- Gail Wilson Kenna
This Second Sunday of September I Begin with a Question…
Who is a literary figure in our U.S. culture, past or present, of great national importance, someone asked to negotiate in matters of state, someone whose released or re-released novels create mile long lines outside bookstores, a writer whose name is on the tongues of taxicab or Uber drivers in large cities, whose health is of national concern, and whose funeral had, or would have, the importance of a head of state’s? Can you think of such a literary figure in our North American culture?

I can’t and I couldn’t a decade ago when I gave a speech in Warsaw (Virginia) on Gabriel García Márquez to a literate group called the Friends of the Library.
Gabo, as he was called in the Spanish-speaking world, died in April of 2014 at age 87. He was known as el maestro, or in his native Colombia as Nuestro Nobel. In 1999 the editor of Colombia’s leading newspaper wrote that in a country gone to mierda that Gabo was Colombia’s symbol of national pride.

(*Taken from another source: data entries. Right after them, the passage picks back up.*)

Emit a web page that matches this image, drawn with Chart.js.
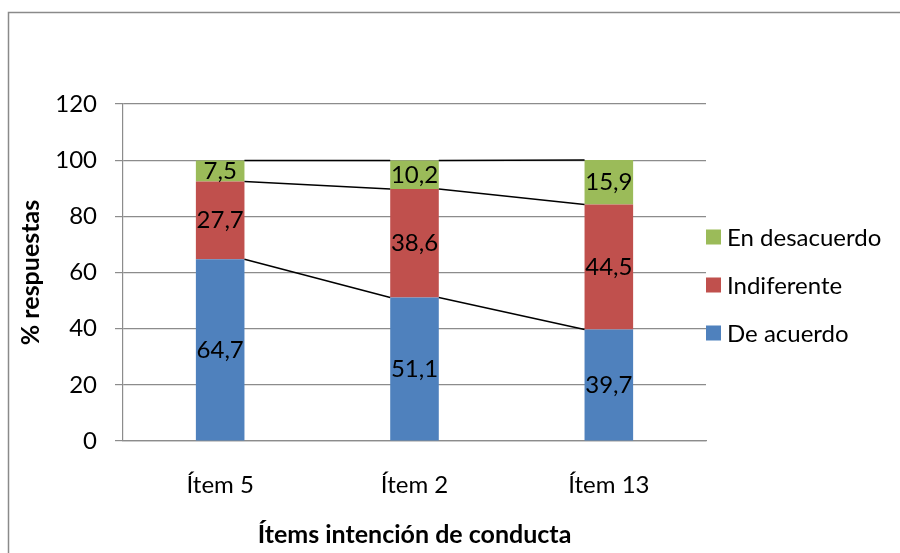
<!DOCTYPE html>
<html>
<head>
<meta charset="utf-8">
<script src="https://cdn.jsdelivr.net/npm/chart.js@4/dist/chart.umd.min.js"></script>
<style>
  html, body { margin: 0; padding: 0; background: #fff; }
  #wrap { width: 900px; height: 553px; }
</style>
</head>
<body>
<div id="wrap"><canvas id="chart" width="900" height="553"></canvas></div>
<script>
// Categories and series (percent of responses)
const categories = ['Ítem 5', 'Ítem 2', 'Ítem 13'];
const deAcuerdo = [64.7, 51.1, 39.7];
const indiferente = [27.7, 38.6, 44.5];
const enDesacuerdo = [7.5, 10.2, 15.9];
const seriesNames = ['De acuerdo', 'Indiferente', 'En desacuerdo'];
const yMin = 0, yMax = 120, yStep = 20;
const yTitle = '% respuestas';
const xTitle = 'Ítems intención de conducta';

const FONT = 'Lato, Carlito, Calibri, sans-serif';
const FS = 24;
const TFS = 25;
const GRID = '#8c8c8c';

const fmt = v => v.toFixed(1).replace('.', ',');

// Outer chart frame
const framePlugin = {
  id: 'frame',
  beforeDraw(chart) {
    const ctx = chart.ctx;
    ctx.save();
    ctx.fillStyle = '#fff';
    ctx.fillRect(0, 0, chart.width, chart.height);
    ctx.strokeStyle = '#8a8a8a';
    ctx.lineWidth = 1.5;
    ctx.strokeRect(8.5, 12.5, chart.width + 20, chart.height + 20);
    ctx.restore();
  }
};

// Series lines joining the top of each stacked segment between bars
const seriesLinesPlugin = {
  id: 'seriesLines',
  afterDatasetsDraw(chart) {
    const ctx = chart.ctx;
    ctx.save();
    ctx.strokeStyle = '#000';
    ctx.lineWidth = 1.5;
    chart.data.datasets.forEach((ds, i) => {
      const bars = chart.getDatasetMeta(i).data;
      for (let j = 0; j < bars.length - 1; j++) {
        const a = bars[j], b = bars[j + 1];
        ctx.beginPath();
        ctx.moveTo(a.x + a.width / 2, a.y);
        ctx.lineTo(b.x - b.width / 2, b.y);
        ctx.stroke();
      }
    });
    ctx.restore();
  }
};

// Value labels centred in each segment
const valueLabelsPlugin = {
  id: 'valueLabels',
  afterDatasetsDraw(chart) {
    const ctx = chart.ctx;
    ctx.save();
    ctx.font = `${FS}px ${FONT}`;
    ctx.fillStyle = '#000';
    ctx.textAlign = 'center';
    ctx.textBaseline = 'middle';
    chart.data.datasets.forEach((ds, i) => {
      chart.getDatasetMeta(i).data.forEach((bar, j) => {
        const y = (bar.y + bar.base) / 2;
        ctx.fillText(fmt(ds.data[j]), bar.x, y);
      });
    });
    ctx.restore();
  }
};

// Legend to the right of the plot, last series on top
const sideLegendPlugin = {
  id: 'sideLegend',
  afterDraw(chart) {
    const ctx = chart.ctx;
    const area = chart.chartArea;
    const x0 = area.right;
    const firstY = area.top + 133;
    const step = 48;
    ctx.save();
    ctx.font = `${FS}px ${FONT}`;
    ctx.textAlign = 'left';
    ctx.textBaseline = 'middle';
    const list = chart.data.datasets.slice().reverse();
    list.forEach((ds, k) => {
      const cy = firstY + k * step;
      ctx.fillStyle = ds.backgroundColor;
      ctx.fillRect(x0, cy - 7.5, 15, 15);
      ctx.fillStyle = '#000';
      ctx.fillText(ds.label, x0 + 21, cy + 1);
    });
    ctx.restore();
  }
};

new Chart(document.getElementById('chart'), {
  type: 'bar',
  data: {
    labels: categories,
    datasets: [
      { label: seriesNames[0], data: deAcuerdo, backgroundColor: '#4F81BD' },
      { label: seriesNames[1], data: indiferente, backgroundColor: '#C0504D' },
      { label: seriesNames[2], data: enDesacuerdo, backgroundColor: '#9BBB59' }
    ]
  },
  options: {
    responsive: false,
    animation: false,
    devicePixelRatio: 1,
    layout: { padding: { top: 104, right: 194, bottom: 0, left: 8 } },
    datasets: { bar: { categoryPercentage: 1, barPercentage: 0.25 } },
    plugins: {
      legend: { display: false },
      tooltip: { enabled: false }
    },
    scales: {
      x: {
        stacked: true,
        grid: { display: false, drawTicks: false },
        border: { display: true, color: GRID, width: 1.2 },
        ticks: { color: '#000', font: { family: FONT, size: FS }, padding: 30 },
        title: {
          display: true, text: xTitle, color: '#000',
          font: { family: FONT, size: TFS, weight: 'bold' },
          padding: { top: 0, bottom: 3 }
        },
        afterFit(axis) { axis.height = 112; }
      },
      y: {
        stacked: true,
        min: yMin, max: yMax,
        grid: { color: GRID, lineWidth: 1.2, tickLength: 8, drawTicks: true },
        border: { display: true, color: GRID, width: 1.2 },
        ticks: { stepSize: yStep, color: '#000', font: { family: FONT, size: FS }, padding: 18 },
        title: {
          display: true, text: yTitle, color: '#000',
          font: { family: FONT, size: TFS, weight: 'bold' },
          padding: { top: 8, bottom: 0 }
        },
        afterFit(axis) { axis.width = 115; }
      }
    }
  },
  plugins: [framePlugin, seriesLinesPlugin, valueLabelsPlugin, sideLegendPlugin]
});
</script>
</body>
</html>
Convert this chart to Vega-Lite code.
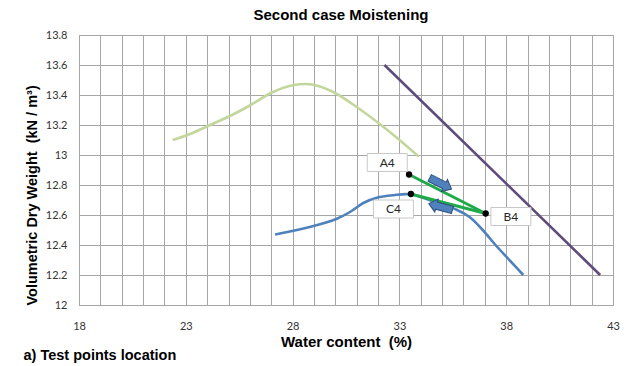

Yet ironically, García Márquez referred to himself as “the last optimist in Colombia.”
My husband and I lived in Bogotá from late 1999 until early 2002. At one point Mike was in the hospital of los ricos, recovering from a serious surgery. One late morning I was killing time in his single room on the third floor of the hospital and looking out a large window. Suddenly in the parking lot below, a swarm of cars arrived, and men jumped out carrying identical black briefcases. Or so I thought until I consulted Mike, who did Defense Intelligence Agency work for years. He told me the men must be carrying Uzis. Then two identical beige sedans came through the gate. Then a short man with curly gray hair and a white mustache emerged from one of the cars and entered the hospital through the emergency room entrance.
All around the parking lot I saw faces peering from windows. As I had nothing to do, I kept watch at the window. I did know that García Márquez was in Bogotá for several reasons: his magazine Cambio and treatment for his cancer. I also knew he required bodyguards because of kidnapping threats. Yet I wasn’t thinking I had seen Gabo until the emergency room doors opened later and medical personnel in white coats began assembling outside in two long lines on each side of the exit. Then the same short man came through the door and the long line of white coats bowed as he passed by. I turned to my husband, prone in bed, and said, “I just saw Gabriel Garcia Marquez. No one else in Colombia gets that kind of respect.”
My awe, of course, is tempered by the countless persons who have told me, “I tried to read One Hundred Years of Solitude and couldn’t do it.” If what I have just written is any compensation in a world where there is too much to read and too little time, take note of this. Each novel Gabo wrote after the one which won the Nobel prize (Solitude) was smaller and smaller: a veritable recessional one critic called it. One Hundred Years of Solitude, 417 pages, Love in the Time of Cholera, 348, The General in His Labyrinth, 274, Of Love and Demons, which came out in 1995, 147, and ten years later, Gabo’s last novel, Memories of My Melancholy Whores at 115 pages. This final novel Gabo called his love letter to the dying light.

(This list of novels is not complete, as I no longer have all the novels in my library.) I will end with this literary claim.
I believe that reading fine literature is to receive communion within an expanded circle of being. We are placed in other people’s experiences and our eyes open to vistas and views we did not know existed. And the magical realism of García Márquez is a way to grapple with social realities so hallucinatory and irrational they defy ordinary naturalistic description. Given that I’ve read as many as 80 percent of Americans believe in angels, I wonder what resemblance their imagined angels bear to Gabo’s in his short story, “A Very Old Man with Enormous Wings.”
This story is for next week.
P.S. Microsoft 11 is telling me that the word, whore, might be offensive to some readers. Now we will ban words in book titles? Dios mio.